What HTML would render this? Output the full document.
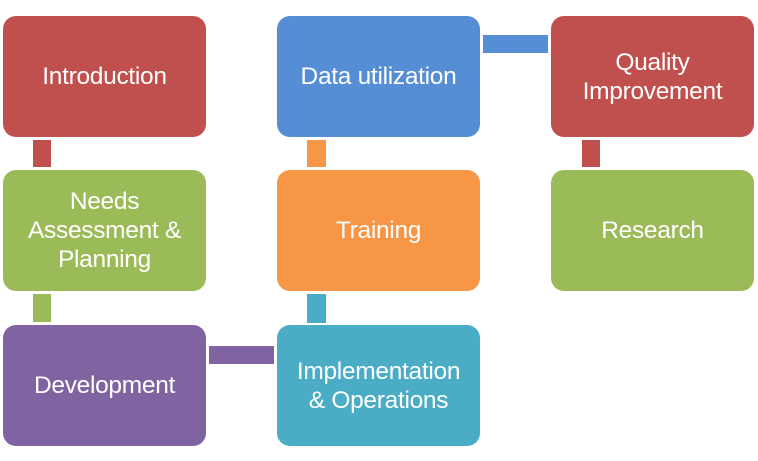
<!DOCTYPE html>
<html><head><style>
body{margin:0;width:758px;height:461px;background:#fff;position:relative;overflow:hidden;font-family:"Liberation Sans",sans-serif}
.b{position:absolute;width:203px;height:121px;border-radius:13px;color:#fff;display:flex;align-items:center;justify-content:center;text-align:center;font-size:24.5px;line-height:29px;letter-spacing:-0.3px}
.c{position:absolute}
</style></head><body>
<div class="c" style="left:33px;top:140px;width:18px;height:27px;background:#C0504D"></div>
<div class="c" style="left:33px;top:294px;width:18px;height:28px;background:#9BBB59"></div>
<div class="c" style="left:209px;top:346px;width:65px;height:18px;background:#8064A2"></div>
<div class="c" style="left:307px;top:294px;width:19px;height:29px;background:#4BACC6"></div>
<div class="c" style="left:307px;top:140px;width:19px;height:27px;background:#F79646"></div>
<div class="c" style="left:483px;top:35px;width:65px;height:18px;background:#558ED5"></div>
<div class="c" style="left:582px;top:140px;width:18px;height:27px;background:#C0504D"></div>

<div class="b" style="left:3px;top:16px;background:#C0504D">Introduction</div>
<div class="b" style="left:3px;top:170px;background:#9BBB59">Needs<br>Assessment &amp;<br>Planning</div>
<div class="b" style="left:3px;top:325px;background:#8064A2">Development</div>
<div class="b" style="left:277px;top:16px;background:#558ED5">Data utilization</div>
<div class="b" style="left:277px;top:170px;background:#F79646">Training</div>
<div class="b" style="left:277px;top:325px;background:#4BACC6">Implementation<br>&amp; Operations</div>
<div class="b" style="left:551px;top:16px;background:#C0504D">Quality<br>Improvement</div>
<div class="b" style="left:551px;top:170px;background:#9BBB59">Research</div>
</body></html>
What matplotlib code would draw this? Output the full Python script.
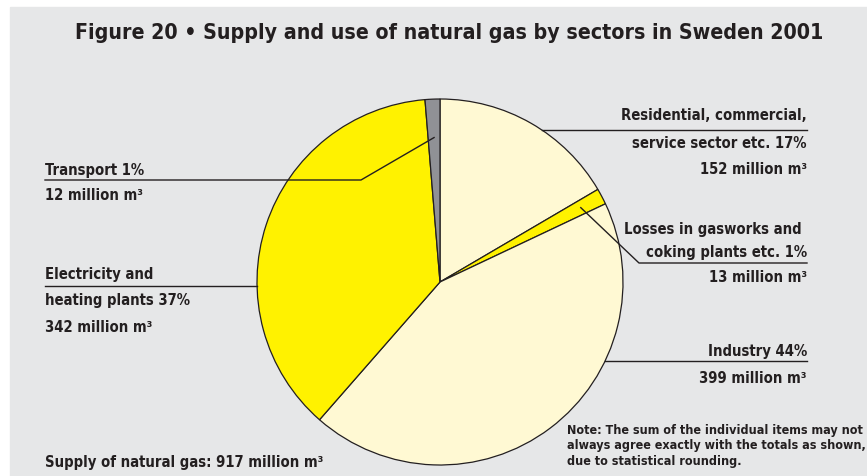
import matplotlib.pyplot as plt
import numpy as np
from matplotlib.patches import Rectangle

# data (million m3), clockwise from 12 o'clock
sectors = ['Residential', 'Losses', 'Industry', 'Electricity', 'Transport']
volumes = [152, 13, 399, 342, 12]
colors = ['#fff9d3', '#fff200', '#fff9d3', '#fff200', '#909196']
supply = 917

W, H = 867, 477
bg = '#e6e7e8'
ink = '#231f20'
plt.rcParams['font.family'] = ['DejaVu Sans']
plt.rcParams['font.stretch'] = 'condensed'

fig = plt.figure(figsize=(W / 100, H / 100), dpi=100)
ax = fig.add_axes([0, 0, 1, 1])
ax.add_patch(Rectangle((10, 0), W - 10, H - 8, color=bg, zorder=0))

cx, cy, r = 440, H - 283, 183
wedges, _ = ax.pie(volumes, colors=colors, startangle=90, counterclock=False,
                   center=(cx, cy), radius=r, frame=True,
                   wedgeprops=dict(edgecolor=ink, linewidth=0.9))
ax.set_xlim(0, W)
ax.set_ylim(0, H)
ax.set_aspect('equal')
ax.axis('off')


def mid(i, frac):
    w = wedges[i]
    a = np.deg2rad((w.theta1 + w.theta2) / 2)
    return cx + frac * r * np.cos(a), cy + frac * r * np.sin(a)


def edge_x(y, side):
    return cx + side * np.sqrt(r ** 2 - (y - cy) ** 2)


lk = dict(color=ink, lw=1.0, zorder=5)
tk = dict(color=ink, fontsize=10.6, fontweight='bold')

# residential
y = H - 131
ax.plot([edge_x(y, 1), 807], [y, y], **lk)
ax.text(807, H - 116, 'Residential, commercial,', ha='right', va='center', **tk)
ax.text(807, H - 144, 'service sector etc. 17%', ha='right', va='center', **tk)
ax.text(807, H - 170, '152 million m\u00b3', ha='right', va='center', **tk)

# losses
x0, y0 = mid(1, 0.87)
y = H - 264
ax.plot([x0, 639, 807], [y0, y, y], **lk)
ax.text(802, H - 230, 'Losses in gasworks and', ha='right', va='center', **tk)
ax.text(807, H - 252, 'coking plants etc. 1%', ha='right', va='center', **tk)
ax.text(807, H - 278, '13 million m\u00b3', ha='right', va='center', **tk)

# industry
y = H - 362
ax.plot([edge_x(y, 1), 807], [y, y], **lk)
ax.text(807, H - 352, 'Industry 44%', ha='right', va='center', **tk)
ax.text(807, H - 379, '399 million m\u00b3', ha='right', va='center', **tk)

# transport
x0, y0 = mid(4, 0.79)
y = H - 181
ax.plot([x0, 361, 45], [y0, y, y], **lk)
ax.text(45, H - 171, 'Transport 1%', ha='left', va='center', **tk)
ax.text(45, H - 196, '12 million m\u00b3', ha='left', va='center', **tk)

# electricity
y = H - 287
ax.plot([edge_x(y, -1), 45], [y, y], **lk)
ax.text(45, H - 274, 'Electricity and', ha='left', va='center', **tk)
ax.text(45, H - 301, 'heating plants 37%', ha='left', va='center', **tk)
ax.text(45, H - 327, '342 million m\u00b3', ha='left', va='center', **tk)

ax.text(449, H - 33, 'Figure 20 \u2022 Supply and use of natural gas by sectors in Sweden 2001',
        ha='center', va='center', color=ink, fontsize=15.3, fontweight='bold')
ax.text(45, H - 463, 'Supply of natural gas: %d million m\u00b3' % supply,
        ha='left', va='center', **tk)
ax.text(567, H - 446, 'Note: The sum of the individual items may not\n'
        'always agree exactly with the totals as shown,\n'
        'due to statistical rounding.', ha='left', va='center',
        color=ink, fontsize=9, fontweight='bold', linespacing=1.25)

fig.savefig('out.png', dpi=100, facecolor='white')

----

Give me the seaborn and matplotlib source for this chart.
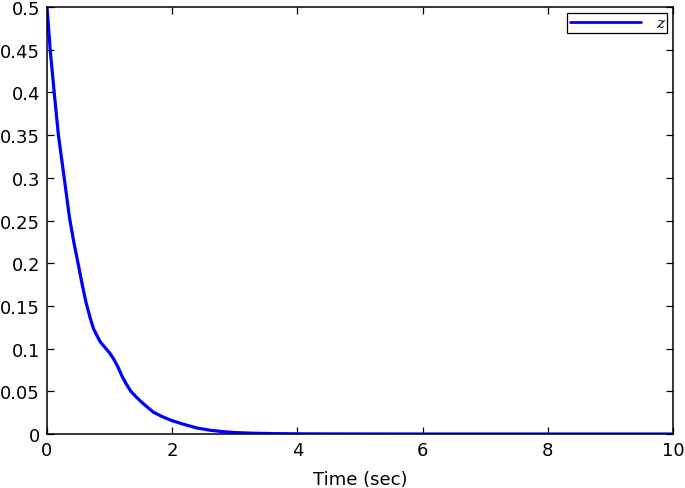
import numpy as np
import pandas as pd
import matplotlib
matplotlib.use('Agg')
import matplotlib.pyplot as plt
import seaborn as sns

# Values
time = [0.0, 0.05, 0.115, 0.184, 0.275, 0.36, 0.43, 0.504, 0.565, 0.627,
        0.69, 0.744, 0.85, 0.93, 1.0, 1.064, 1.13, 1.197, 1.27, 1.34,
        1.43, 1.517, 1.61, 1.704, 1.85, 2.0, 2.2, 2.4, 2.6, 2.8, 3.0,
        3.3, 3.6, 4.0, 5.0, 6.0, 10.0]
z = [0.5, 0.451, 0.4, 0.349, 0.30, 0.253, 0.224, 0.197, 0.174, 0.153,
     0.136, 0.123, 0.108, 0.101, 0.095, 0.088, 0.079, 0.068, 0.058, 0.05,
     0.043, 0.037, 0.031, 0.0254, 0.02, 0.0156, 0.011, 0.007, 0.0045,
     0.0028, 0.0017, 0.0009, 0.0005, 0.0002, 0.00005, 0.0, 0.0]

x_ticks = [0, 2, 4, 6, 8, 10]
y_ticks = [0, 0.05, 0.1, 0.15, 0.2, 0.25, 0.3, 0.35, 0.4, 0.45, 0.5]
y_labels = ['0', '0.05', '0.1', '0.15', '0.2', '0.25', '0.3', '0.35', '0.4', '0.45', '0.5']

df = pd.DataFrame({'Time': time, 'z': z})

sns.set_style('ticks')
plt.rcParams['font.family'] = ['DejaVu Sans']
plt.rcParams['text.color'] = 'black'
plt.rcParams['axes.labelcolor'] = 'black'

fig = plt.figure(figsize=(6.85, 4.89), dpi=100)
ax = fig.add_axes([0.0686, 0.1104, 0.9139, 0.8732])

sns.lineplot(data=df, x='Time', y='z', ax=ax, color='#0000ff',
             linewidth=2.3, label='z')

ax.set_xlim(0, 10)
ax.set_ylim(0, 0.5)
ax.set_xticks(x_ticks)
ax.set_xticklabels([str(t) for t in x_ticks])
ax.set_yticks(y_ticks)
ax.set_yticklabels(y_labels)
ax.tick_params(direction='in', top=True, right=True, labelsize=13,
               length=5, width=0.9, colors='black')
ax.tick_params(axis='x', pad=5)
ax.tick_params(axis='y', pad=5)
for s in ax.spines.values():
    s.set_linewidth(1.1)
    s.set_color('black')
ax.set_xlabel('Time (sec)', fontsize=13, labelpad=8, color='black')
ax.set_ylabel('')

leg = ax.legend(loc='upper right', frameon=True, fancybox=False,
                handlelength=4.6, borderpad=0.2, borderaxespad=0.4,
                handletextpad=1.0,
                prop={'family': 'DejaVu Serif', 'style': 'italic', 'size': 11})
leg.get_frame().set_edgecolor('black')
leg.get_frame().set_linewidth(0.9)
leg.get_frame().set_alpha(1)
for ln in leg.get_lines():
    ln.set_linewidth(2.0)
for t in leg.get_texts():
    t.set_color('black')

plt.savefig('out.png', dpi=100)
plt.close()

----

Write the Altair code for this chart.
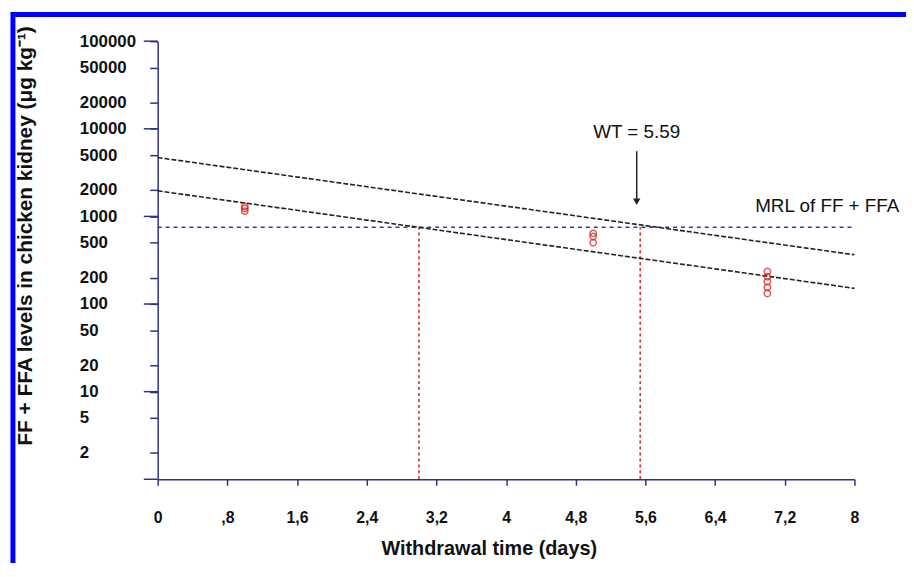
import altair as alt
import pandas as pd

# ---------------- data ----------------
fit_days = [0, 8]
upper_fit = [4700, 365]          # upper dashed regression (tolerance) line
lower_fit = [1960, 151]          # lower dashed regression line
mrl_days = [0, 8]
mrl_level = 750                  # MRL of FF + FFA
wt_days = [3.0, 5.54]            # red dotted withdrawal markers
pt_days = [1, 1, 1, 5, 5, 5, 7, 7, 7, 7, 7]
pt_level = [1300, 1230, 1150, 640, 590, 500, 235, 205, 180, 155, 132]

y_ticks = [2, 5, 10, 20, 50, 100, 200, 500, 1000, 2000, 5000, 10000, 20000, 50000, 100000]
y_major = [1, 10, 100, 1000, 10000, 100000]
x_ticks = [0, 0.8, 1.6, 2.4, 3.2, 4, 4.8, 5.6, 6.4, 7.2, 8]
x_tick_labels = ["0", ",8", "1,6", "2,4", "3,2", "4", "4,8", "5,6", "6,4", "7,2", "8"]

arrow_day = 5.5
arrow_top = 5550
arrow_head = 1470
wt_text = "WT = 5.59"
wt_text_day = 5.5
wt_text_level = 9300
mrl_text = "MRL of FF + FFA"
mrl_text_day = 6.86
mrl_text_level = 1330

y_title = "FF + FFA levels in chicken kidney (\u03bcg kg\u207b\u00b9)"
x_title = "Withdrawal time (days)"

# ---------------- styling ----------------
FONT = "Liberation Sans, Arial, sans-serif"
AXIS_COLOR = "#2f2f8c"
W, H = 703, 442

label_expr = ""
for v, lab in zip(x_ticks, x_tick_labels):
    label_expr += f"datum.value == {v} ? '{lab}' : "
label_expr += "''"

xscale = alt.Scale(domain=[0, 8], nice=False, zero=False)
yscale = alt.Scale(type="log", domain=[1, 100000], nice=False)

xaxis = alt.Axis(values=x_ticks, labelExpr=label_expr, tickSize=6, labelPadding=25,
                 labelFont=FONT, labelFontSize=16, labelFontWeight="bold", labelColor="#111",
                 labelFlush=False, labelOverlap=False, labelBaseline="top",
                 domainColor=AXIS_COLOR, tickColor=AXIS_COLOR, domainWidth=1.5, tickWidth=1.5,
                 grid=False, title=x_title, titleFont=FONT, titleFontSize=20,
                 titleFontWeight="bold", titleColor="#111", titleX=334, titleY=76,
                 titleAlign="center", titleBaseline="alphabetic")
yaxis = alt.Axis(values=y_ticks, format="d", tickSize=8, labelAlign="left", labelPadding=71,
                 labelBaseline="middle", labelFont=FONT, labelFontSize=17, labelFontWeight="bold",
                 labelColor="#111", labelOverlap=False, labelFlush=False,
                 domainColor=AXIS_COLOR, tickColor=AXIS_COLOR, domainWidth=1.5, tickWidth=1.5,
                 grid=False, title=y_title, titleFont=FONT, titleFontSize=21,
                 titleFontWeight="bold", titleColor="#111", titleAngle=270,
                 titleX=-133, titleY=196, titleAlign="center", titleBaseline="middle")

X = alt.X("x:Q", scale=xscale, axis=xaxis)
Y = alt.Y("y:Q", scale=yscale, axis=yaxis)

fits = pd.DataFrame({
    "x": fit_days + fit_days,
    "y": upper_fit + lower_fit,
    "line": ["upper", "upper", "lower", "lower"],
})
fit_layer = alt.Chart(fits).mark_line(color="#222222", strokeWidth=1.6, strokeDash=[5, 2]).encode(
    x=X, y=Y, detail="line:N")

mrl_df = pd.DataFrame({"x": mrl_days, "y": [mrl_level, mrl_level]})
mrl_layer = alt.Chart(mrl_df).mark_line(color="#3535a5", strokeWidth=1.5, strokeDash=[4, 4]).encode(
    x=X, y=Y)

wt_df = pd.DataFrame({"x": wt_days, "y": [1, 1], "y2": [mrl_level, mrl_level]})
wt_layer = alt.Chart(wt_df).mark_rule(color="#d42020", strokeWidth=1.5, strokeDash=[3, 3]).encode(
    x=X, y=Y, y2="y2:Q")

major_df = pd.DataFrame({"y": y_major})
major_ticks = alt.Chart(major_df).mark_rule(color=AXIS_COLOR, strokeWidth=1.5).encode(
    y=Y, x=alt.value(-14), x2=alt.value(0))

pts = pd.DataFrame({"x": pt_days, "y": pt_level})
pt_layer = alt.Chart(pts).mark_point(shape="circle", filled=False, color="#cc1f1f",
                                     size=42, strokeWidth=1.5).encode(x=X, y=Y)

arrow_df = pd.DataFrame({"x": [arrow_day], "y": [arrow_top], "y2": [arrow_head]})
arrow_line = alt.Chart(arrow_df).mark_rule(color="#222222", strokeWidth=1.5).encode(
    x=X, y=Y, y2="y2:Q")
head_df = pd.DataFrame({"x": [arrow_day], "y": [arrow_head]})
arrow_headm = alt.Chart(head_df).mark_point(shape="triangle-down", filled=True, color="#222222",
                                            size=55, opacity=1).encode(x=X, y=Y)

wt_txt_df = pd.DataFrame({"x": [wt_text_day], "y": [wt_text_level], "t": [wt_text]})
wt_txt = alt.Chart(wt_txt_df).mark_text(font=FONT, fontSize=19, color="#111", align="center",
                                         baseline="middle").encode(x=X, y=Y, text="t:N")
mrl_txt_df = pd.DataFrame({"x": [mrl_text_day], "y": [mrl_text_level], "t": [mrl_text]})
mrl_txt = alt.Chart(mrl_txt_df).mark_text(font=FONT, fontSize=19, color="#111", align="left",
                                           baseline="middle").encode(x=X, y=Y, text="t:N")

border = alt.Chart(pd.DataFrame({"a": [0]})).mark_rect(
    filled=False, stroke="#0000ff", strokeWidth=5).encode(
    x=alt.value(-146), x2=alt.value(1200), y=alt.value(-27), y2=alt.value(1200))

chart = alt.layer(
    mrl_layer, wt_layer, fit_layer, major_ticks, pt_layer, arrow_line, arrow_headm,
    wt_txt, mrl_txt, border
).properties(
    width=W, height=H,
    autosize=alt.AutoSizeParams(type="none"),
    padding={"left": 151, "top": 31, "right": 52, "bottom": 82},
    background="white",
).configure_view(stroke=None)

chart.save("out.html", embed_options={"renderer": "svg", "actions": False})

----

(Directive): Nothing but the lines from the one with "What matplotlib code" through the one with "from matplotlib.patches import Rectangle" should be copied, word for word. Pictures are left out.

(Answer for the task):
What matplotlib code would draw this? Output the full Python script.
import matplotlib.pyplot as plt
import numpy as np
from matplotlib.patches import Rectangle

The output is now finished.